■ **EXERCISE DESCRIPTION**:
Output the material beneath this task exactly, images excluded.
━━━ DATASET CONTENT ━━━
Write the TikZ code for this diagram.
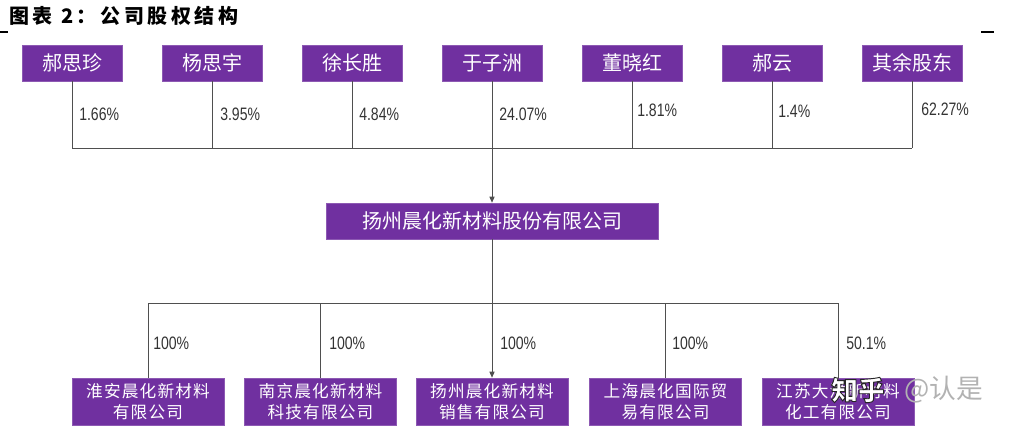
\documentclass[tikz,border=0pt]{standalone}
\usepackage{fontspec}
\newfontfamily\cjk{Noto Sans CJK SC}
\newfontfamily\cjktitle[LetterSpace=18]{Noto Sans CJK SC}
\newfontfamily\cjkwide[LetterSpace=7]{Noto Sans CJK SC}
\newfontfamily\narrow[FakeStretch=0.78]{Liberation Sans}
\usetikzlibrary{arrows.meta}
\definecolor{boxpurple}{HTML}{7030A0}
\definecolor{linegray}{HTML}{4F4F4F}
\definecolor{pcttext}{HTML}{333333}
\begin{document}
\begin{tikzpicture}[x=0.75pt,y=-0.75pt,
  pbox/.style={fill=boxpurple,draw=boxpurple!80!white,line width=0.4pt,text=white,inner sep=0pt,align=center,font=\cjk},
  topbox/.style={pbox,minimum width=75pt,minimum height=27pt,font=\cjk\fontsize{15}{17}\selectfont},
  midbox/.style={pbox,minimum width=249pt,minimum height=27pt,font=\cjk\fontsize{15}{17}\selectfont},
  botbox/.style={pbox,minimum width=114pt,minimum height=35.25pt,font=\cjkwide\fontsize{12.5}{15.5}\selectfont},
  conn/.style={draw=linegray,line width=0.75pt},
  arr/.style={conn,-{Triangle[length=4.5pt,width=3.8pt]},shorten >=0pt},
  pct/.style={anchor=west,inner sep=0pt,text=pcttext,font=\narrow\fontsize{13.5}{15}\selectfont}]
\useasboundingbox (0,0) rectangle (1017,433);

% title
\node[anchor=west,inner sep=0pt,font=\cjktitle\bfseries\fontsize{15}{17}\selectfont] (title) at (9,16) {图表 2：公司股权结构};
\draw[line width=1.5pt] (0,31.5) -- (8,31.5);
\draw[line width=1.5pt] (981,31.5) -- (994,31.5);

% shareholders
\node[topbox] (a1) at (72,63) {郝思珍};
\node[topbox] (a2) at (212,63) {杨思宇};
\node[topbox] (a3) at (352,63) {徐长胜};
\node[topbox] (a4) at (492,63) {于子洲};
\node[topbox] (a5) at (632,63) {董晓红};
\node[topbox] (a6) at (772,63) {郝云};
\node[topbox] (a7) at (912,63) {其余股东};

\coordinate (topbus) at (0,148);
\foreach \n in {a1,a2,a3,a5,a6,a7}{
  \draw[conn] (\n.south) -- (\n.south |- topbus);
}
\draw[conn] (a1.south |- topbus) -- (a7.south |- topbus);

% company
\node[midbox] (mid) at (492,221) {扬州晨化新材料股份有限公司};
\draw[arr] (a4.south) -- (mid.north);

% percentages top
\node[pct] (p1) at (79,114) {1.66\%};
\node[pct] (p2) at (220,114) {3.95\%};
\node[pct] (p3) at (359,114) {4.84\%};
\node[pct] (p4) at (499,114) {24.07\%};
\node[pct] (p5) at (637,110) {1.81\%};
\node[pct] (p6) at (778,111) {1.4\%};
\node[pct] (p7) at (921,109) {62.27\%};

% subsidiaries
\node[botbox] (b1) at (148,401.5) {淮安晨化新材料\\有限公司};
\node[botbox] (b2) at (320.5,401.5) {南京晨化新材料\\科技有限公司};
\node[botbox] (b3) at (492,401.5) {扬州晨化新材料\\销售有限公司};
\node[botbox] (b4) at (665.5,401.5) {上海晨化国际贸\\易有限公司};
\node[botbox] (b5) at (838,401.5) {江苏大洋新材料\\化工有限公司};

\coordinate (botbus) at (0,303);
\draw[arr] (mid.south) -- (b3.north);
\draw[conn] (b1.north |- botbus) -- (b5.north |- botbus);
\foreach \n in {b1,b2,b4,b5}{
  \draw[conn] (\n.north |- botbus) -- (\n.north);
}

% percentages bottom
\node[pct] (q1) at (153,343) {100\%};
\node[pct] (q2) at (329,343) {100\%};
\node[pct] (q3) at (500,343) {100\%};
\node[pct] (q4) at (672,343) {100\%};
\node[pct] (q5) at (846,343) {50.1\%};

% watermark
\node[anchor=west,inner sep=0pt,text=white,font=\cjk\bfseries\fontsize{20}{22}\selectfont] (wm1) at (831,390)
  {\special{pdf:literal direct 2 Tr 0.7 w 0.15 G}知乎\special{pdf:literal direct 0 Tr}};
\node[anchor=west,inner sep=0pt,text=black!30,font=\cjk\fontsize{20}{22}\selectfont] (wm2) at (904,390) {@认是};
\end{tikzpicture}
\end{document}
━━━
■ **ANSWER IN FULL**:
Write the TikZ code for this diagram.
\documentclass[tikz,border=0pt]{standalone}
\usepackage{fontspec}
\newfontfamily\cjk{Noto Sans CJK SC}
\newfontfamily\cjktitle[LetterSpace=18]{Noto Sans CJK SC}
\newfontfamily\cjkwide[LetterSpace=7]{Noto Sans CJK SC}
\newfontfamily\narrow[FakeStretch=0.78]{Liberation Sans}
\usetikzlibrary{arrows.meta}
\definecolor{boxpurple}{HTML}{7030A0}
\definecolor{linegray}{HTML}{4F4F4F}
\definecolor{pcttext}{HTML}{333333}
\begin{document}
\begin{tikzpicture}[x=0.75pt,y=-0.75pt,
  pbox/.style={fill=boxpurple,draw=boxpurple!80!white,line width=0.4pt,text=white,inner sep=0pt,align=center,font=\cjk},
  topbox/.style={pbox,minimum width=75pt,minimum height=27pt,font=\cjk\fontsize{15}{17}\selectfont},
  midbox/.style={pbox,minimum width=249pt,minimum height=27pt,font=\cjk\fontsize{15}{17}\selectfont},
  botbox/.style={pbox,minimum width=114pt,minimum height=35.25pt,font=\cjkwide\fontsize{12.5}{15.5}\selectfont},
  conn/.style={draw=linegray,line width=0.75pt},
  arr/.style={conn,-{Triangle[length=4.5pt,width=3.8pt]},shorten >=0pt},
  pct/.style={anchor=west,inner sep=0pt,text=pcttext,font=\narrow\fontsize{13.5}{15}\selectfont}]
\useasboundingbox (0,0) rectangle (1017,433);

% title
\node[anchor=west,inner sep=0pt,font=\cjktitle\bfseries\fontsize{15}{17}\selectfont] (title) at (9,16) {图表 2：公司股权结构};
\draw[line width=1.5pt] (0,31.5) -- (8,31.5);
\draw[line width=1.5pt] (981,31.5) -- (994,31.5);

% shareholders
\node[topbox] (a1) at (72,63) {郝思珍};
\node[topbox] (a2) at (212,63) {杨思宇};
\node[topbox] (a3) at (352,63) {徐长胜};
\node[topbox] (a4) at (492,63) {于子洲};
\node[topbox] (a5) at (632,63) {董晓红};
\node[topbox] (a6) at (772,63) {郝云};
\node[topbox] (a7) at (912,63) {其余股东};

\coordinate (topbus) at (0,148);
\foreach \n in {a1,a2,a3,a5,a6,a7}{
  \draw[conn] (\n.south) -- (\n.south |- topbus);
}
\draw[conn] (a1.south |- topbus) -- (a7.south |- topbus);

% company
\node[midbox] (mid) at (492,221) {扬州晨化新材料股份有限公司};
\draw[arr] (a4.south) -- (mid.north);

% percentages top
\node[pct] (p1) at (79,114) {1.66\%};
\node[pct] (p2) at (220,114) {3.95\%};
\node[pct] (p3) at (359,114) {4.84\%};
\node[pct] (p4) at (499,114) {24.07\%};
\node[pct] (p5) at (637,110) {1.81\%};
\node[pct] (p6) at (778,111) {1.4\%};
\node[pct] (p7) at (921,109) {62.27\%};

% subsidiaries
\node[botbox] (b1) at (148,401.5) {淮安晨化新材料\\有限公司};
\node[botbox] (b2) at (320.5,401.5) {南京晨化新材料\\科技有限公司};
\node[botbox] (b3) at (492,401.5) {扬州晨化新材料\\销售有限公司};
\node[botbox] (b4) at (665.5,401.5) {上海晨化国际贸\\易有限公司};
\node[botbox] (b5) at (838,401.5) {江苏大洋新材料\\化工有限公司};

\coordinate (botbus) at (0,303);
\draw[arr] (mid.south) -- (b3.north);
\draw[conn] (b1.north |- botbus) -- (b5.north |- botbus);
\foreach \n in {b1,b2,b4,b5}{
  \draw[conn] (\n.north |- botbus) -- (\n.north);
}

% percentages bottom
\node[pct] (q1) at (153,343) {100\%};
\node[pct] (q2) at (329,343) {100\%};
\node[pct] (q3) at (500,343) {100\%};
\node[pct] (q4) at (672,343) {100\%};
\node[pct] (q5) at (846,343) {50.1\%};

% watermark
\node[anchor=west,inner sep=0pt,text=white,font=\cjk\bfseries\fontsize{20}{22}\selectfont] (wm1) at (831,390)
  {\special{pdf:literal direct 2 Tr 0.7 w 0.15 G}知乎\special{pdf:literal direct 0 Tr}};
\node[anchor=west,inner sep=0pt,text=black!30,font=\cjk\fontsize{20}{22}\selectfont] (wm2) at (904,390) {@认是};
\end{tikzpicture}
\end{document}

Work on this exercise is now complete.